Germany, France Said to Fight Basel Bank-Leverage Disclosure
Germany and France are fighting global rules that would force lenders such as Deutsche Bank AG to reveal their reliance on debt, according to an internal note prepared by the European Commission. Photographer: Hannelore Foerster/Bloomberg

Germany and France are fighting global rules that would force lenders such as Deutsche Bank AG and BNP Paribas SA to reveal their reliance on debt, according to an internal note prepared by the European Commission.

The euro region’s two biggest economies are “fiercely against” proposals drawn up by the Basel Committee on Banking Supervision for lenders to reveal as soon as 2015 whether they would meet a cap on borrowing, known as a leverage ratio, that may only become binding three years later. Austria and Greece are also opposed, according to the document obtained by Bloomberg News.

The “total transparency” may put pressure on lenders to meet the leverage rules three years early, the countries argue, according to the commission document. The nations may accept publication of methods regulators use to measure “leverage risk” that don’t identify specific banks, the document says.

The Basel rule is part of an overhaul of bank capital and liquidity standards designed to prevent a repeat of the financial crisis. Investment banks’ extensive use of borrowed funds was blamed by Federal Reserve Chairman Ben S. Bernanke for contributing to the financial crisis.

Tier 1 Capital

The Basel ratio would force a lender to hold reserves of tier 1 capital equivalent to three percent of its assets, limiting excessive levels of debt in the banking system, the Basel group said in December. Tier 1 capital is a gauge of a banks’ financial strength and includes retained earnings, common equity and some other types of securities.

Bertrand Benoit, a spokesman for the German finance ministry, declined to immediately comment, as did the French finance ministry.

The European Commission is responsible for proposing laws to apply the rules in the 27-nation EU. Michel Barnier, the EU’s financial services chief, has promised draft legislation “by the end of the summer.”

“Basel has made its views clear on this issue,” Chantal Hughes, a spokeswoman for Barnier, said in an e-mailed statement. “It’s now up to the commission to see how we put into European legislation the Basel framework.

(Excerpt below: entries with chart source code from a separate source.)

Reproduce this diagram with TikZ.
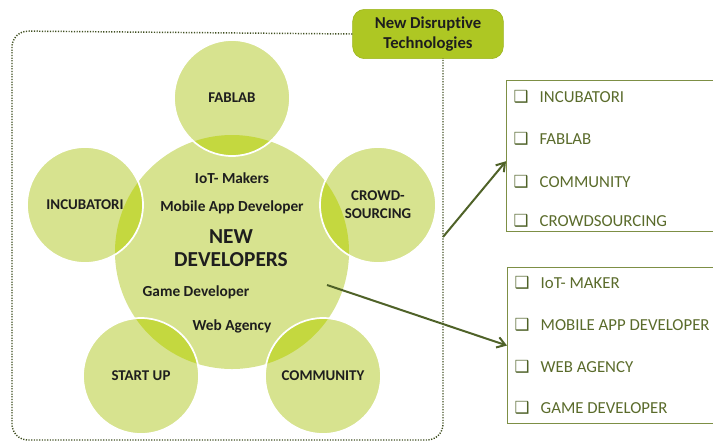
\documentclass[tikz,border=0pt]{standalone}
\usepackage{fontspec}
\setmainfont{Carlito}[RawFeature={-liga;-clig;-calt;-dlig}]
\newfontfamily\boxfont{DejaVu Sans}
\usetikzlibrary{arrows.meta}

\definecolor{leaf}{HTML}{D7E38F}
\definecolor{lens}{HTML}{C4D83F}
\definecolor{lime}{HTML}{AEC723}
\definecolor{limeline}{HTML}{9AB31C}
\definecolor{olive}{HTML}{4F6228}
\definecolor{listline}{HTML}{7D8F45}
\definecolor{listtext}{HTML}{5A6B2B}
\definecolor{ink}{HTML}{1E1E1E}

\tikzset{
  hub/.style={circle, fill=leaf, minimum size=175.5pt, inner sep=0pt},
  bubble/.style={circle, fill=leaf, minimum size=87pt, inner sep=0pt, align=center,
    text=ink, font=\bfseries\fontsize{11.2}{13.5}\selectfont},
  rim/.style={draw=white, line width=1.3pt},
  hubtext/.style={text=ink, font=\bfseries\fontsize{11.5}{13.5}\selectfont},
  frame/.style={draw=olive!80!black, line width=1.1pt, dash pattern=on 0.9pt off 1.1pt, rounded corners=12pt},
  badge/.style={rounded corners=9pt, fill=lime, draw=limeline, minimum width=113pt,
    minimum height=37pt, align=center, text=ink, font=\bfseries\fontsize{12.5}{14.5}\selectfont},
  listbox/.style={draw=listline, line width=0.8pt, minimum width=165pt, minimum height=113pt,
    anchor=north west, inner sep=0pt},
  item/.style={anchor=west, text=listtext, font=\fontsize{12.6}{15}\selectfont},
  tick/.style={anchor=center, text=olive, font=\boxfont\fontsize{12.5}{14}\selectfont},
  link/.style={draw=olive, line width=1.5pt, -{Straight Barb[length=6pt,width=8pt]}}
}

\begin{document}
\begin{tikzpicture}[x=0.75pt, y=-0.75pt]
  \useasboundingbox (0,0) rectangle (713,444);

  % circles
  \node[hub] (hub) at (232,252) {};
  \node[bubble] (fab) at (232,98) {FABLAB};
  \node[bubble] (inc) at (85,205) {INCUBATORI};
  \node[bubble] (crowd) at (378,205) {CROWD-\\SOURCING};
  \node[bubble] (start) at (141,376) {START UP};
  \node[bubble] (comm) at (323,376) {COMMUNITY};

  % overlaps with the middle circle
  \begin{scope}
    \clip (hub.center) circle (87.75pt);
    \foreach \c in {fab,inc,crowd,start,comm}
      \fill[lens] (\c.center) circle (43.5pt);
  \end{scope}
  \foreach \c in {fab,inc,crowd,start,comm}
    \draw[rim] (\c.center) circle (43.5pt);

  % texts in the middle
  \node[hubtext] (iot) at (232,178) {IoT- Makers};
  \node[hubtext] (mobile) at (232,207) {Mobile App Developer};
  \node[hubtext, align=center, font=\bfseries\fontsize{16}{17}\selectfont] (newdev) at (231,248) {NEW\\DEVELOPERS};
  \node[hubtext] (game) at (196,292) {Game Developer};
  \node[hubtext] (web) at (232,326) {Web Agency};

  % dotted frame with its badge
  \node[badge] (badge) at (428,34) {New Disruptive\\Technologies};
  \coordinate (framecut) at (443,58);
  \draw[frame] (badge.west) -- (12,31) -- (12,440) -- (443,440) -- (framecut);

  % lists
  \node[listbox] (listA) at (506,80) {};
  \node[tick] (tA1) at (521,97) {❑};
  \node[item] at (535,97) {INCUBATORI};
  \node[tick] (tA2) at (521,139) {❑};
  \node[item] at (535,139) {FABLAB};
  \node[tick] (tA3) at (521,182) {❑};
  \node[item] at (535,182) {COMMUNITY};
  \node[tick] (tA4) at (521,221) {❑};
  \node[item] at (535,221) {CROWDSOURCING};

  \node[listbox, minimum height=117pt] (listB) at (507,267) {};
  \node[tick] (tB1) at (522,283) {❑};
  \node[item] at (536,283) {IoT- MAKER};
  \node[tick] (tB2) at (522,325) {❑};
  \node[item] at (536,325) {MOBILE APP DEVELOPER};
  \node[tick] (tB3) at (522,367) {❑};
  \node[item] at (536,367) {WEB AGENCY};
  \node[tick] (tB4) at (522,408) {❑};
  \node[item] at (536,408) {GAME DEVELOPER};

  % arrows
  \coordinate (outA) at (443,237);
  \coordinate (outB) at (327,285);
  \draw[link] (outA) -- ([yshift=-4]listA.west);
  \draw[link] (outB) -- (listB.west);
\end{tikzpicture}
\end{document}
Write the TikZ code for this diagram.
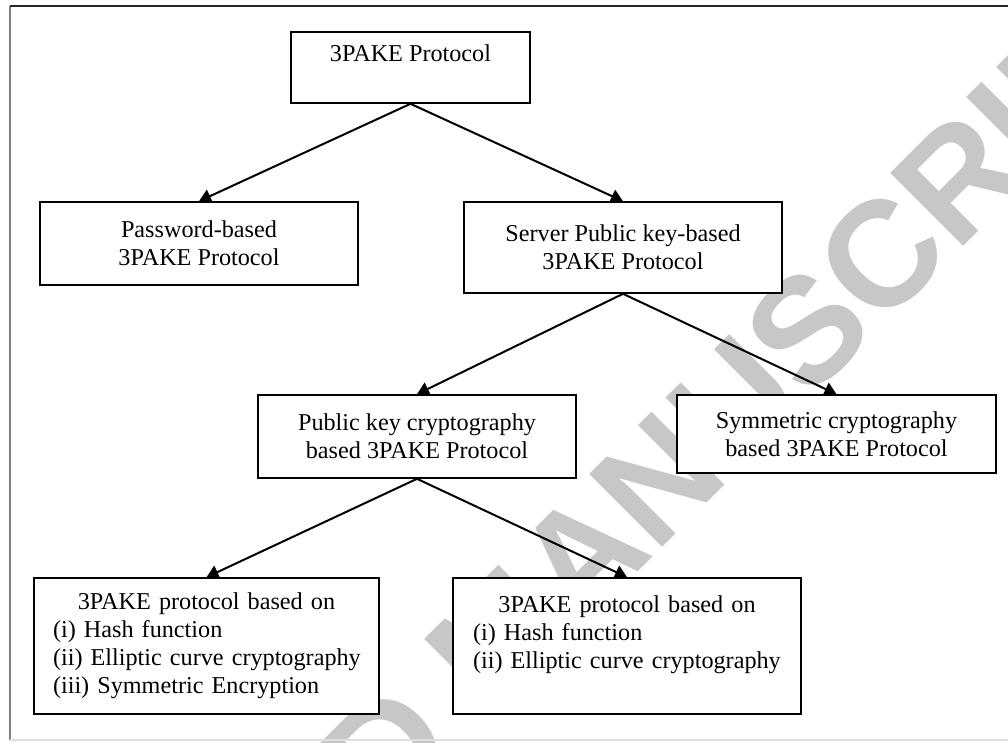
\documentclass[tikz,border=0pt]{standalone}
\usepackage{fontspec}
\setmainfont{Liberation Serif}
\newfontfamily\wmfont{Liberation Sans}
\usetikzlibrary{arrows.meta}

\begin{document}
\begin{tikzpicture}[x=1pt,y=-1pt,
  box/.style={draw,fill=white,line width=1.6pt,inner sep=0pt,
    font=\fontsize{24.2}{28}\selectfont},
  arr/.style={line width=2pt,-{Triangle[length=12pt,width=14pt]}},
  wm/.style={text=black!22,font=\wmfont\bfseries\fontsize{150}{150}\selectfont}]
\useasboundingbox (0,0) rectangle (1008,742);
% watermark
\begin{scope}
\clip (0,0) rectangle (1008,742);
\node[wm,rotate=45,anchor=base west,inner sep=0pt] (wmark) at (-122,1332) {ACCEPTED MANUSCRIPT};
\end{scope}
% frame
\draw[gray,line width=1.6pt] (10,6) -- (10,740);
\draw[black!85,line width=1.6pt] (10,6) -- (1008,6);
\draw[black!12,line width=1.6pt] (10,740) -- (1008,740);
% boxes
\node[box,align=center,minimum width=239pt,minimum height=71pt] (top) at (410.5,67.5) {3PAKE Protocol\\\mbox{}};
\node[box,align=center,minimum width=318pt,minimum height=83pt] (pw) at (199,243.5) {Password-based\\3PAKE Protocol};
\node[box,align=center,minimum width=318pt,minimum height=91pt] (srv) at (623,247.5) {Server Public key-based\\3PAKE Protocol};
\node[box,align=center,minimum width=318pt,minimum height=83pt] (pk) at (417,436.5) {Public key cryptography\\based 3PAKE Protocol};
\node[box,align=center,minimum width=319pt,minimum height=78pt] (sym) at (836.5,434) {Symmetric cryptography\\based 3PAKE Protocol};
\node[box,align=left,text width=307pt,minimum width=345pt,minimum height=136pt] (hl) at (206.5,646)
  {\hbox to\hsize{\hfil 3PAKE protocol based on\hfil}\\(i) Hash function\\\mbox{(ii) Elliptic curve cryptography}\\(iii) Symmetric Encryption};
\node[box,align=left,text width=308pt,minimum width=348pt,minimum height=136pt] (hr) at (627,646)
  {\hbox to\hsize{\hfil 3PAKE protocol based on\hfil}\\(i) Hash function\\\mbox{(ii) Elliptic curve cryptography}\\\mbox{}};
% arrows
\draw[arr] (top.south) -- (pw.north);
\draw[arr] (top.south) -- (srv.north);
\draw[arr] (srv.south) -- (pk.north);
\draw[arr] (srv.south) -- (sym.north);
\draw[arr] (pk.south) -- (hl.north);
\draw[arr] (pk.south) -- (hr.north);
\end{tikzpicture}
\end{document}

This is in discussion and no final decisions have been taken.”

While the Basel committee doesn’t expect banks to adhere to the leverage rule until 2018, lenders are supposed to disclose data on how close they are to meeting it from 2015. The Basel committee has said it may revise the leverage plan, depending on the outcome of an observation period until the end of 2016.

‘Clear Danger’

“There is a clear danger that disclosure before the rules are finalized could well undermine the ability to make any modifications to the calculations which are found to be necessary in the trial period,” Peter Beales, a managing director at the Association for Financial Markets in Europe, said in an e-mail.

“Any disclosure, if required, should be made solely to the regulator,” Beales said. AFME represents international lenders including investors Deutsche Bank, BNP Paribas and UBS AG.

Austrian Finance Ministry spokesman Harald Waiglein had no immediate comment. Greece’s finance ministry didn’t immediately respond to calls and e-mails.

A majority of EU countries and the European Central Bank “are in favor of this transparency,” the EU note says. Credit rating companies will, in any case, make their own leverage-ratio calculations for banks, it says.

Regulators will “closely monitor disclosure of the ratio” by lenders, the Basel committee said in December.

Sheila Bair, chairwoman of the U.S. Federal Deposit Insurance Corp. has advocated international application of a leverage ratio -- something the U.S. has had on its books since the 1980s.